# WORK TO COMPLETE:
What is the number of lines containing the word "source"? Please answer with that number and nothing more.

Dataset excerpt
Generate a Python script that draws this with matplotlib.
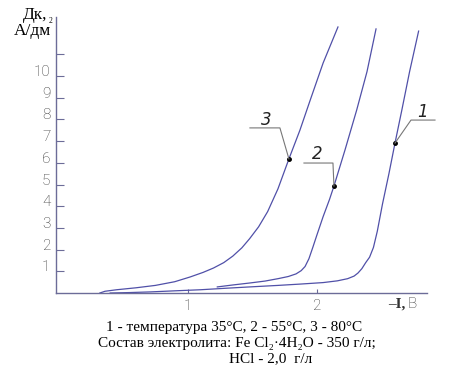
import matplotlib
matplotlib.use("Agg")
import matplotlib.pyplot as plt
from matplotlib.transforms import offset_copy

# кривые: потенциал (-I, В) и плотность тока (Дк, А/дм2)
v1 = [0.40, 0.55, 0.71, 0.90, 1.10, 1.30, 1.48, 1.70, 1.87, 2.05, 2.16, 2.24, 2.29,
      2.32, 2.35, 2.38, 2.41, 2.44, 2.47, 2.51, 2.56, 2.607, 2.66, 2.72, 2.79]
j1 = [0.00, 0.02, 0.05, 0.10, 0.15, 0.22, 0.28, 0.35, 0.41, 0.48, 0.56, 0.66, 0.78,
      0.92, 1.12, 1.40, 1.65, 2.10, 2.85, 4.10, 5.50, 6.91, 8.43, 10.2, 12.07]

v2 = [1.23, 1.35, 1.48, 1.60, 1.70, 1.78, 1.84, 1.88, 1.91, 1.94, 1.97, 2.00, 2.05,
      2.10, 2.134, 2.22, 2.31, 2.39, 2.46]
j2 = [0.28, 0.37, 0.46, 0.55, 0.66, 0.76, 0.88, 1.03, 1.22, 1.58, 2.10, 2.64, 3.52,
      4.32, 4.93, 6.60, 8.43, 10.2, 12.17]

v3 = [0.32, 0.36, 0.45, 0.60, 0.75, 0.90, 1.02, 1.12, 1.20, 1.28, 1.35, 1.42, 1.48,
      1.55, 1.62, 1.70, 1.785, 1.87, 1.95, 2.05, 2.165]
j3 = [0.00, 0.08, 0.15, 0.24, 0.35, 0.52, 0.74, 0.95, 1.15, 1.40, 1.70, 2.08, 2.50,
      3.05, 3.75, 4.80, 6.18, 7.50, 8.89, 10.6, 12.26]

# точки с номерами кривых
lab_names = ["1", "2", "3"]
lab_v = [2.607, 2.134, 1.785]
lab_j = [6.91, 4.93, 6.18]

ytick_vals = [1, 2, 3, 4, 5, 6, 7, 8, 9, 10, 11]
ytick_text = ["1", "2", "3", "4", "5", "6", "7", "8", "9", "10", ""]
xtick_vals = [1, 2]
xtick_text = ["1", "2"]

axis_col = "#6c6c98"
line_col = "#5050a8"

fig = plt.figure(figsize=(4.55, 3.77), dpi=100)
ax = fig.add_axes([56 / 455, 84 / 377, 371 / 455, 276 / 377])
ax.set_xlim(-0.02, 2.855)
ax.set_ylim(0, 12.72)

for v, j in [(v1, j1), (v2, j2), (v3, j3)]:
    ax.plot(v, j, color=line_col, lw=0.9)

ax.plot(lab_v, lab_j, "o", color="black", ms=2.5)

for s in ["top", "right"]:
    ax.spines[s].set_visible(False)
for s in ["left", "bottom"]:
    ax.spines[s].set_color(axis_col)
    ax.spines[s].set_linewidth(1.0)

ax.set_yticks(ytick_vals)
ax.set_yticklabels(ytick_text)
ax.set_xticks(xtick_vals)
ax.set_xticklabels(xtick_text)
ax.tick_params(axis="y", direction="in", length=6, color=axis_col, pad=4,
               labelsize=11, labelcolor="#333333")
ax.tick_params(axis="x", direction="in", length=3, color=axis_col, pad=4,
               labelsize=11, labelcolor="#333333")
for t in ax.get_yticklabels():
    t.set_fontfamily("Roboto")
    t.set_fontweight("light")
    t.set_verticalalignment("center")
    t.set_transform(offset_copy(t.get_transform(), fig=fig, x=0, y=4, units="dots"))
for t in ax.get_xticklabels():
    t.set_fontfamily("Roboto")
    t.set_fontweight("light")

fig.canvas.draw()

# выноски: точка -> излом -> горизонтальная полка (смещения в пикселях)
leaders = {
    "1": [(16, -23), (40, -23), (28, -31)],
    "2": [(-1, -23), (-30, -23), (-17, -32)],
    "3": [(-9, -31), (-39, -31), (-23, -39)],
}
H = 377
for name, v, j in zip(lab_names, lab_v, lab_j):
    px, py = ax.transData.transform((v, j))
    (ex, ey), (hx, hy), (tx, ty) = leaders[name]
    xs = [px, px + ex, px + hx]
    ys = [py, py - ey, py - hy]
    fig.add_artist(plt.Line2D(xs, ys, transform=None, color="#777777", lw=0.8))
    fig.text((px + tx) / 455, (py - ty) / H, name, ha="center", va="center",
             fontsize=12, style="italic", family="DejaVu Sans", color="#222222")

# подписи осей
serif = ["Liberation Serif", "DejaVu Serif"]
fig.text(35 / 455, 1 - 15 / H, "Дк,", ha="center", va="center", fontsize=12.5,
         family=serif)
fig.text(51 / 455, 1 - 21 / H, "2", ha="center", va="center", fontsize=5.5,
         family=serif)
fig.text(32 / 455, 1 - 31 / H, "А/дм", ha="center", va="center", fontsize=12.5,
         family=serif)
fig.text(397 / 455, 1 - 304 / H, "–I,", ha="center", va="center", fontsize=11,
         family=serif, fontweight="bold", color="#333333")
fig.text(412 / 455, 1 - 304 / H, "В", ha="center", va="center", fontsize=11,
         family="Roboto", fontweight="light", color="#333333")

# подпись под рисунком
fig.text(234 / 455, 1 - 327 / H, "1 - температура 35°С, 2 - 55°С, 3 - 80°С",
         ha="center", va="center", fontsize=11, family=serif)
fig.text(237 / 455, 1 - 343 / H, "Состав электролита: Fe Cl₂·4H₂O - 350 г/л;",
         ha="center", va="center", fontsize=11, family=serif)
fig.text(271 / 455, 1 - 359 / H, "HCl - 2,0  г/л",
         ha="center", va="center", fontsize=11, family=serif)

fig.savefig("out.png", dpi=100)
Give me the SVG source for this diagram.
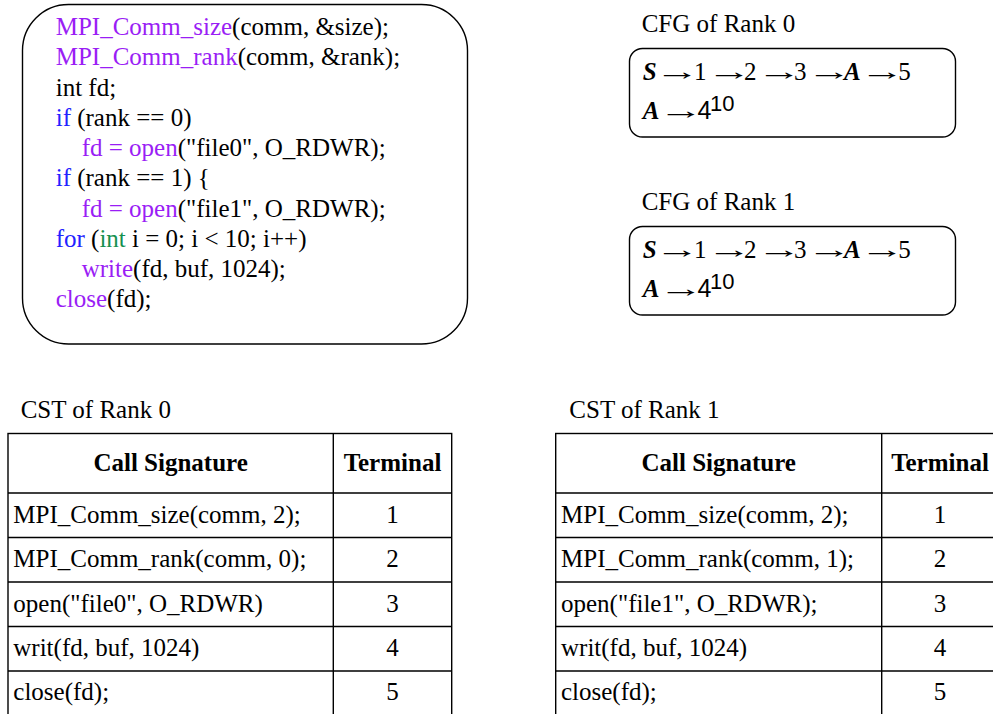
<svg xmlns="http://www.w3.org/2000/svg" width="993" height="714" viewBox="0 0 993 714" font-family="'Liberation Serif', 'Times New Roman', Times, serif" font-size="25">
  <style>
    text { font-family: "Liberation Serif", "Times New Roman", Times, serif; font-size: 25px; fill: #000; }
    .box { fill: #fff; stroke: #000; stroke-width: 1.4; }
    .grid { fill: none; stroke: #000; stroke-width: 1.4; }
    .fn { fill: #9a1ef5; }
    .kw { fill: #2222ff; }
    .ty { fill: #169150; }
    .nt { font-weight: bold; font-style: italic; }
    .sans { font-family: "Liberation Sans", Arial, sans-serif; }
    .sup { font-family: "Liberation Sans", Arial, sans-serif; font-size: 22px; }
    .hd { font-weight: bold; text-anchor: middle; }
    .mid { text-anchor: middle; }
  </style>
  <rect width="993" height="714" fill="#fff"/>

  <!-- source program -->
  <g id="code">
    <rect class="box" x="22.5" y="4.5" width="445" height="339.5" rx="46" ry="46"/>
    <text x="55.7" y="35"><tspan class="fn">MPI_Comm_size</tspan>(comm, &amp;size);</text>
    <text x="55.7" y="65.25"><tspan class="fn">MPI_Comm_rank</tspan>(comm, &amp;rank);</text>
    <text x="55.7" y="95.5">int fd;</text>
    <text x="55.7" y="125.75"><tspan class="kw">if</tspan> (rank == 0)</text>
    <text x="81.7" y="156"><tspan class="fn">fd = open</tspan>("file0", O_RDWR);</text>
    <text x="55.7" y="186.25"><tspan class="kw">if</tspan> (rank == 1) {</text>
    <text x="81.7" y="216.5"><tspan class="fn">fd = open</tspan>("file1", O_RDWR);</text>
    <text x="55.7" y="246.75"><tspan class="kw">for</tspan> (<tspan class="ty">int</tspan> i = 0; i &lt; 10; i++)</text>
    <text x="81.7" y="277"><tspan class="fn">write</tspan>(fd, buf, 1024);</text>
    <text x="55.7" y="307.25"><tspan class="fn">close</tspan>(fd);</text>
  </g>

  <!-- control flow grammar, rank 0 (arrows stretched to full em width) -->
  <g id="cfg-rank0">
    <text x="641.7" y="32.3">CFG of Rank 0</text>
    <rect class="box" x="629.5" y="48.5" width="326" height="88.5" rx="13" ry="13"/>
    <text y="80"><tspan x="642.7" class="nt">S</tspan><tspan x="694">1</tspan><tspan x="744">2</tspan><tspan x="794">3</tspan><tspan x="844" class="nt">A</tspan><tspan x="898.2">5</tspan></text>
    <text x="654.8" y="80" textLength="45" lengthAdjust="spacingAndGlyphs">→</text>
    <text x="706.8" y="80" textLength="45" lengthAdjust="spacingAndGlyphs">→</text>
    <text x="756.8" y="80" textLength="45" lengthAdjust="spacingAndGlyphs">→</text>
    <text x="806.8" y="80" textLength="45" lengthAdjust="spacingAndGlyphs">→</text>
    <text x="859.8" y="80" textLength="45" lengthAdjust="spacingAndGlyphs">→</text>
    <text y="118.5"><tspan x="642.7" class="nt">A</tspan><tspan x="697.5" class="sans">4</tspan></text>
    <text x="658.5" y="118.5" textLength="45" lengthAdjust="spacingAndGlyphs">→</text>
    <text class="sup" x="710" y="110.5">10</text>
  </g>

  <!-- control flow grammar, rank 1 -->
  <g id="cfg-rank1">
    <text x="641.7" y="210.3">CFG of Rank 1</text>
    <rect class="box" x="629.5" y="226.5" width="326" height="88.5" rx="13" ry="13"/>
    <text y="258"><tspan x="642.7" class="nt">S</tspan><tspan x="694">1</tspan><tspan x="744">2</tspan><tspan x="794">3</tspan><tspan x="844" class="nt">A</tspan><tspan x="898.2">5</tspan></text>
    <text x="654.8" y="258" textLength="45" lengthAdjust="spacingAndGlyphs">→</text>
    <text x="706.8" y="258" textLength="45" lengthAdjust="spacingAndGlyphs">→</text>
    <text x="756.8" y="258" textLength="45" lengthAdjust="spacingAndGlyphs">→</text>
    <text x="806.8" y="258" textLength="45" lengthAdjust="spacingAndGlyphs">→</text>
    <text x="859.8" y="258" textLength="45" lengthAdjust="spacingAndGlyphs">→</text>
    <text y="296.5"><tspan x="642.7" class="nt">A</tspan><tspan x="697.5" class="sans">4</tspan></text>
    <text x="658.5" y="296.5" textLength="45" lengthAdjust="spacingAndGlyphs">→</text>
    <text class="sup" x="710" y="288.5">10</text>
  </g>

  <!-- call signature table, rank 0 -->
  <g id="cst-rank0">
    <text x="20.7" y="418.3">CST of Rank 0</text>
    <rect class="grid" x="8" y="433.5" width="443.7" height="290"/>
    <path class="grid" d="M333.3 433.5V720M8 493H451.7M8 537.5H451.7M8 582H451.7M8 626.5H451.7M8 671H451.7"/>
    <text class="hd" x="170.6" y="471">Call Signature</text>
    <text class="hd" x="392.5" y="471">Terminal</text>
    <text x="13.3" y="523.3">MPI_Comm_size(comm, 2);</text>
    <text x="13.3" y="567">MPI_Comm_rank(comm, 0);</text>
    <text x="13.3" y="611.7">open("file0", O_RDWR)</text>
    <text x="13.3" y="655.5">writ(fd, buf, 1024)</text>
    <text x="13.3" y="699.5">close(fd);</text>
    <text class="mid" x="392.5" y="523.3">1</text>
    <text class="mid" x="392.5" y="567">2</text>
    <text class="mid" x="392.5" y="611.7">3</text>
    <text class="mid" x="392.5" y="655.5">4</text>
    <text class="mid" x="392.5" y="699.5">5</text>
  </g>

  <!-- call signature table, rank 1 -->
  <g id="cst-rank1">
    <text x="569.3" y="418.3">CST of Rank 1</text>
    <rect class="grid" x="555.7" y="433.5" width="443.7" height="290"/>
    <path class="grid" d="M881.7 433.5V720M555.7 493H999.4M555.7 537.5H999.4M555.7 582H999.4M555.7 626.5H999.4M555.7 671H999.4"/>
    <text class="hd" x="718.7" y="471">Call Signature</text>
    <text class="hd" x="940" y="471">Terminal</text>
    <text x="561" y="523.3">MPI_Comm_size(comm, 2);</text>
    <text x="561" y="567">MPI_Comm_rank(comm, 1);</text>
    <text x="561" y="611.7">open("file1", O_RDWR);</text>
    <text x="561" y="655.5">writ(fd, buf, 1024)</text>
    <text x="561" y="699.5">close(fd);</text>
    <text class="mid" x="940" y="523.3">1</text>
    <text class="mid" x="940" y="567">2</text>
    <text class="mid" x="940" y="611.7">3</text>
    <text class="mid" x="940" y="655.5">4</text>
    <text class="mid" x="940" y="699.5">5</text>
  </g>
</svg>
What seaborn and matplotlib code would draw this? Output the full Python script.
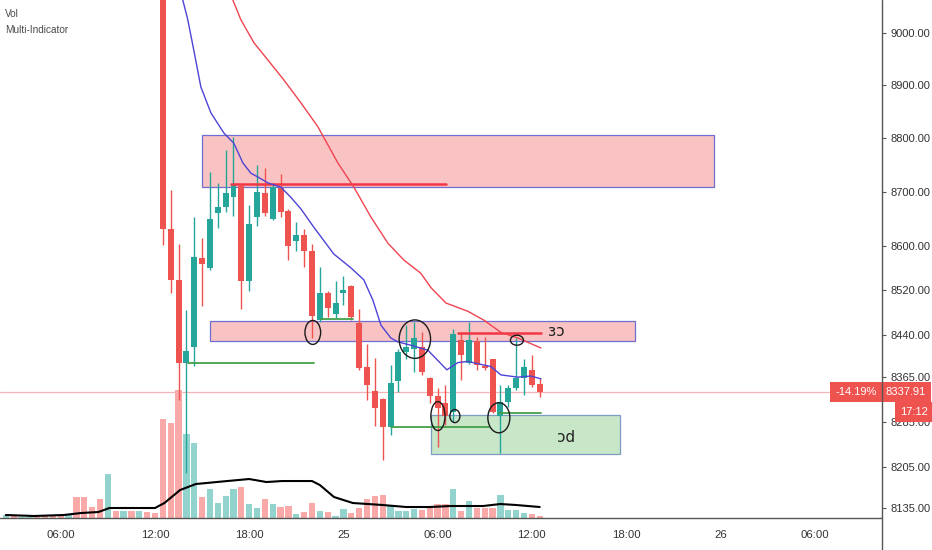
import numpy as np
import pandas as pd
import matplotlib
matplotlib.use("Agg")
import matplotlib.pyplot as plt
import matplotlib.transforms as mtransforms
from matplotlib.patches import Rectangle, Ellipse
from matplotlib.lines import Line2D
from matplotlib.ticker import FixedLocator, FixedFormatter, NullLocator
import seaborn as sns

# 30 min candles, time in hours counted from 24 Oct 00:00
times = np.arange(2.5, 37.0, 0.5)
opens = [9412, 9415, 9409, 9413, 9416, 9410, 9404, 9396, 9392, 9399,
         9378, 9357, 9349, 9331, 9386, 9378, 9387, 9380, 9389, 9384,
         9380, 8632, 8539, 8390, 8417, 8579, 8561, 8661, 8672, 8690,
         8712, 8537, 8654, 8698, 8650, 8707, 8665, 8610, 8621, 8592,
         8466, 8516, 8477, 8515, 8528, 8461, 8382, 8339, 8325, 8276,
         8357, 8408, 8415, 8417, 8362, 8330, 8318, 8302, 8430, 8390,
         8428, 8384, 8396, 8295, 8320, 8345, 8362, 8377, 8352]
highs = [9420, 9418, 9416, 9419, 9418, 9414, 9407, 9401, 9402, 9401,
         9381, 9362, 9352, 9392, 9390, 9391, 9389, 9392, 9391, 9388,
         9386, 8704, 8604, 8484, 8654, 8616, 8737, 8717, 8778, 8803,
         8715, 8676, 8750, 8745, 8716, 8733, 8668, 8645, 8632, 8604,
         8562, 8519, 8537, 8546, 8530, 8486, 8423, 8399, 8327, 8386,
         8414, 8457, 8462, 8444, 8364, 8345, 8350, 8450, 8443, 8462,
         8435, 8435, 8397, 8350, 8350, 8434, 8397, 8403, 8363]
lows = [9405, 9404, 9406, 9408, 9407, 9401, 9393, 9388, 9389, 9372,
        9352, 9344, 9326, 9328, 9374, 9375, 9377, 9378, 9381, 9376,
        8602, 8516, 8323, 8195, 8384, 8491, 8557, 8634, 8663, 8656,
        8486, 8519, 8637, 8656, 8648, 8654, 8575, 8592, 8562, 8434,
        8462, 8471, 8470, 8493, 8466, 8377, 8323, 8277, 8217, 8262,
        8337, 8397, 8373, 8368, 8318, 8240, 8279, 8284, 8359, 8388,
        8377, 8377, 8301, 8230, 8311, 8341, 8332, 8346, 8328]
closes = [9415, 9409, 9413, 9416, 9410, 9404, 9396, 9392, 9399, 9378,
          9357, 9349, 9331, 9386, 9378, 9387, 9380, 9389, 9384, 9380,
          8632, 8539, 8390, 8410, 8580, 8568, 8650, 8672, 8698, 8715,
          8537, 8641, 8700, 8661, 8709, 8663, 8601, 8621, 8592, 8473,
          8516, 8488, 8497, 8520, 8471, 8380, 8350, 8310, 8276, 8354,
          8408, 8417, 8434, 8373, 8330, 8310, 8295, 8441, 8403, 8430,
          8386, 8380, 8302, 8320, 8345, 8362, 8382, 8350, 8337.91]
volumes = [3, 2, 1, 1, 1, 2, 3, 2, 3, 21,
           21, 11, 19, 44, 7, 7, 7, 7, 6, 5,
           99, 95, 128, 84, 75, 21, 29, 15, 22, 29,
           31, 14, 10, 19, 14, 11, 12, 4, 6, 15,
           7, 6, 2, 9, 5, 10, 19, 22, 23, 12,
           7, 7, 9, 8, 10, 14, 14, 29, 7, 17,
           10, 10, 10, 23, 8, 8, 5, 4, 2]

# volume moving average
vol_ma_t = [2.5, 4.3, 6.2, 7.3, 8.4, 9.1, 12.0, 12.6, 13.6, 14.6, 16.6, 18.0, 19.1,
            20.1, 22.0, 22.5, 23.4, 24.6, 26.5, 28.0, 29.5, 30.8, 32.9, 34.0, 35.0, 36.5]
vol_ma = [3, 2, 3, 5, 6, 10, 10, 15, 28, 34, 37, 39, 36,
          37, 37, 33, 21, 15, 13, 11, 11, 12, 12, 14, 13, 11]

# moving averages from the Multi-Indicator
fast_t = [13.5, 13.77, 14.09, 14.47, 14.92, 15.56, 16.39, 17.02, 17.6, 18.11, 18.55, 19.19,
          20.02, 20.66, 21.29, 22.12, 23.39, 24.47, 25.3, 25.88, 26.39, 27.02, 27.47, 28.3,
          29.38, 30.59, 31.29, 31.93, 32.88, 33.39, 34.03, 35.11, 35.94, 36.58]
fast = [9140, 9063, 9025, 8967, 8897, 8848, 8810, 8791, 8754, 8735, 8728, 8717,
        8709, 8690, 8669, 8635, 8586, 8561, 8539, 8502, 8457, 8434, 8427, 8421,
        8412, 8377, 8390, 8392, 8386, 8383, 8368, 8364, 8366, 8361]
slow_t = [16.6, 16.96, 17.47, 18.3, 19.19, 20.21, 21.29, 22.37, 23.65, 24.67, 25.75,
          26.83, 27.85, 28.93, 29.57, 30.53, 31.93, 32.95, 34.03, 35.11, 36.58]
slow = [9140, 9063, 9025, 8981, 8948, 8910, 8867, 8822, 8754, 8709, 8654,
        8606, 8575, 8551, 8525, 8497, 8482, 8466, 8444, 8434, 8416]

price_ticks = [8135, 8205, 8285, 8365, 8440, 8520, 8600, 8700, 8800, 8900, 9000]
time_ticks = [6, 12, 18, 24, 30, 36, 42, 48, 54]
time_labels = ["06:00", "12:00", "18:00", "25", "06:00", "12:00", "18:00", "26", "06:00"]

# drawn zones: (t0, t1, p_low, p_high)
zones_red = [(15.0, 47.6, 8709, 8806), (15.5, 42.6, 8428, 8464)]
zone_green = (29.57, 41.6, 8228, 8297)
# drawn levels: (t0, t1, price)
red_levels = [(16.83, 30.53, 8715), (31.29, 36.58, 8443)]
green_levels = [(14.09, 22.12, 8390), (22.56, 24.6, 8468), (27.02, 33.3, 8276), (33.9, 36.58, 8300)]
# hand drawn circles: (t, price, width in hours, height in price)
circles = [(22.05, 8444, 1.0, 43), (28.55, 8432, 2.0, 69), (30.02, 8295, 0.9, 51),
           (31.1, 8295, 0.64, 23), (33.9, 8292, 1.4, 53), (35.05, 8430, 0.83, 18)]

df = pd.DataFrame(dict(t=times, o=opens, h=highs, l=lows, c=closes, v=volumes))
df["up"] = df.c >= df.o
last = closes[-1]

sns.set_style("white")
plt.rcParams["font.family"] = ["Liberation Sans", "DejaVu Sans"]

W, H = 932, 550
fig = plt.figure(figsize=(W / 100, H / 100), dpi=100)
rect = [0, 32 / H, 882 / W, 518 / H]
ax_v = fig.add_axes(rect)
ax = fig.add_axes(rect, sharex=ax_v)
ax.patch.set_alpha(0)

# volume
vcol = np.where(df.up, "#92d3cd", "#f8a9a8")
ax_v.bar(df.t, df.v, width=0.4, color=vcol, linewidth=0)
sns.lineplot(x=vol_ma_t, y=vol_ma, ax=ax_v, color="black", lw=1.5)
ax_v.set_ylim(0, max(volumes) * 4.05)
ax_v.axis("off")

# candles
col = np.where(df.up, "#26a69a", "#ef5350")
ax.axhline(last, color="#f7b4b4", lw=0.9, zorder=2)
ax.vlines(df.t, df.l, df.h, colors=col, lw=1, zorder=3)
body_lo = np.minimum(df.o, df.c)
body_h = np.maximum(np.abs(df.c - df.o), 2.5)
ax.bar(df.t, body_h, bottom=body_lo, width=0.38, color=col, linewidth=0, zorder=4)

sns.lineplot(x=fast_t, y=fast, ax=ax, color="#4d44d6", lw=1, zorder=5)
sns.lineplot(x=slow_t, y=slow, ax=ax, color="#f0434f", lw=1, zorder=5)

for t0, t1, lo, hi in zones_red:
    ax.add_patch(Rectangle((t0, lo), t1 - t0, hi - lo, fc="#f9c3c3", ec="#6f6fd2", lw=0.9, zorder=1))
t0, t1, lo, hi = zone_green
ax.add_patch(Rectangle((t0, lo), t1 - t0, hi - lo, fc="#c8e6c8", ec="#7c9cc4", lw=0.9, zorder=1))
for t0, t1, p in red_levels:
    ax.plot([t0, t1], [p, p], color="#f23645", lw=1.8, zorder=4.5)
for t0, t1, p in green_levels:
    ax.plot([t0, t1], [p, p], color="#43a047", lw=1.3, zorder=4.5)
for t, p, w, h in circles:
    ax.add_patch(Ellipse((t, p), w, h, fill=False, ec="#1a1a1a", lw=1, zorder=6))
ax.text(37.53, 8446, "ɜɔ", fontsize=11, family="DejaVu Sans", color="#222222", ha="center", va="center", zorder=6)
ax.text(38.2, 8257, "ɔd", fontsize=11, family="DejaVu Sans", color="#222222", ha="center", va="center", zorder=6)

ax.set_yscale("log")
ax.set_ylim(8117, 9063)
ax.set_xlim(2.13, 58.3)
ax.yaxis.set_major_locator(FixedLocator(price_ticks))
ax.yaxis.set_major_formatter(FixedFormatter([f"{p:.2f}" for p in price_ticks]))
ax.yaxis.set_minor_locator(NullLocator())
ax.yaxis.tick_right()
ax.set_xticks(time_ticks, time_labels)
ax.set_xlabel("")
ax.set_ylabel("")
ax.tick_params(axis="y", direction="out", length=3, width=0.8, pad=3, color="#555555",
               labelsize=8, labelcolor="#333333")
ax.tick_params(axis="x", direction="out", length=3, width=0.8, pad=6, color="#555555",
               labelsize=8.2, labelcolor="#333333")
for s in ax.spines.values():
    s.set_visible(False)

fig.add_artist(Line2D([882 / W, 882 / W], [0, 1], color="#555555", lw=1, transform=fig.transFigure))
fig.add_artist(Line2D([0, 882 / W], [32 / H, 32 / H], color="#555555", lw=1, transform=fig.transFigure))

# price tags
bt = mtransforms.blended_transform_factory(fig.transFigure, ax.transData)
tag = dict(boxstyle="square,pad=0.45", fc="#ef5350", ec="none")
ax.text(906 / W, last, f"{last:.2f}", transform=bt, ha="center", va="center", color="white",
        fontsize=8, bbox=tag, zorder=10, clip_on=False)
ax.text(856 / W, last, "-14.19%", transform=bt, ha="center", va="center", color="white",
        fontsize=8, bbox=tag, zorder=10, clip_on=False)
fig.text(914 / W, 1 - 412 / H, "17:12", ha="center", va="center", color="white",
         fontsize=8, bbox=tag, zorder=10)

fig.text(5 / W, 1 - 14 / H, "Vol", fontsize=7.2, color="#4a4a4a", va="center")
fig.text(5 / W, 1 - 30 / H, "Multi-Indicator", fontsize=7.2, color="#4a4a4a", va="center")

fig.savefig("out.png", dpi=100)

# REPLY TO THE EXERCISE:
2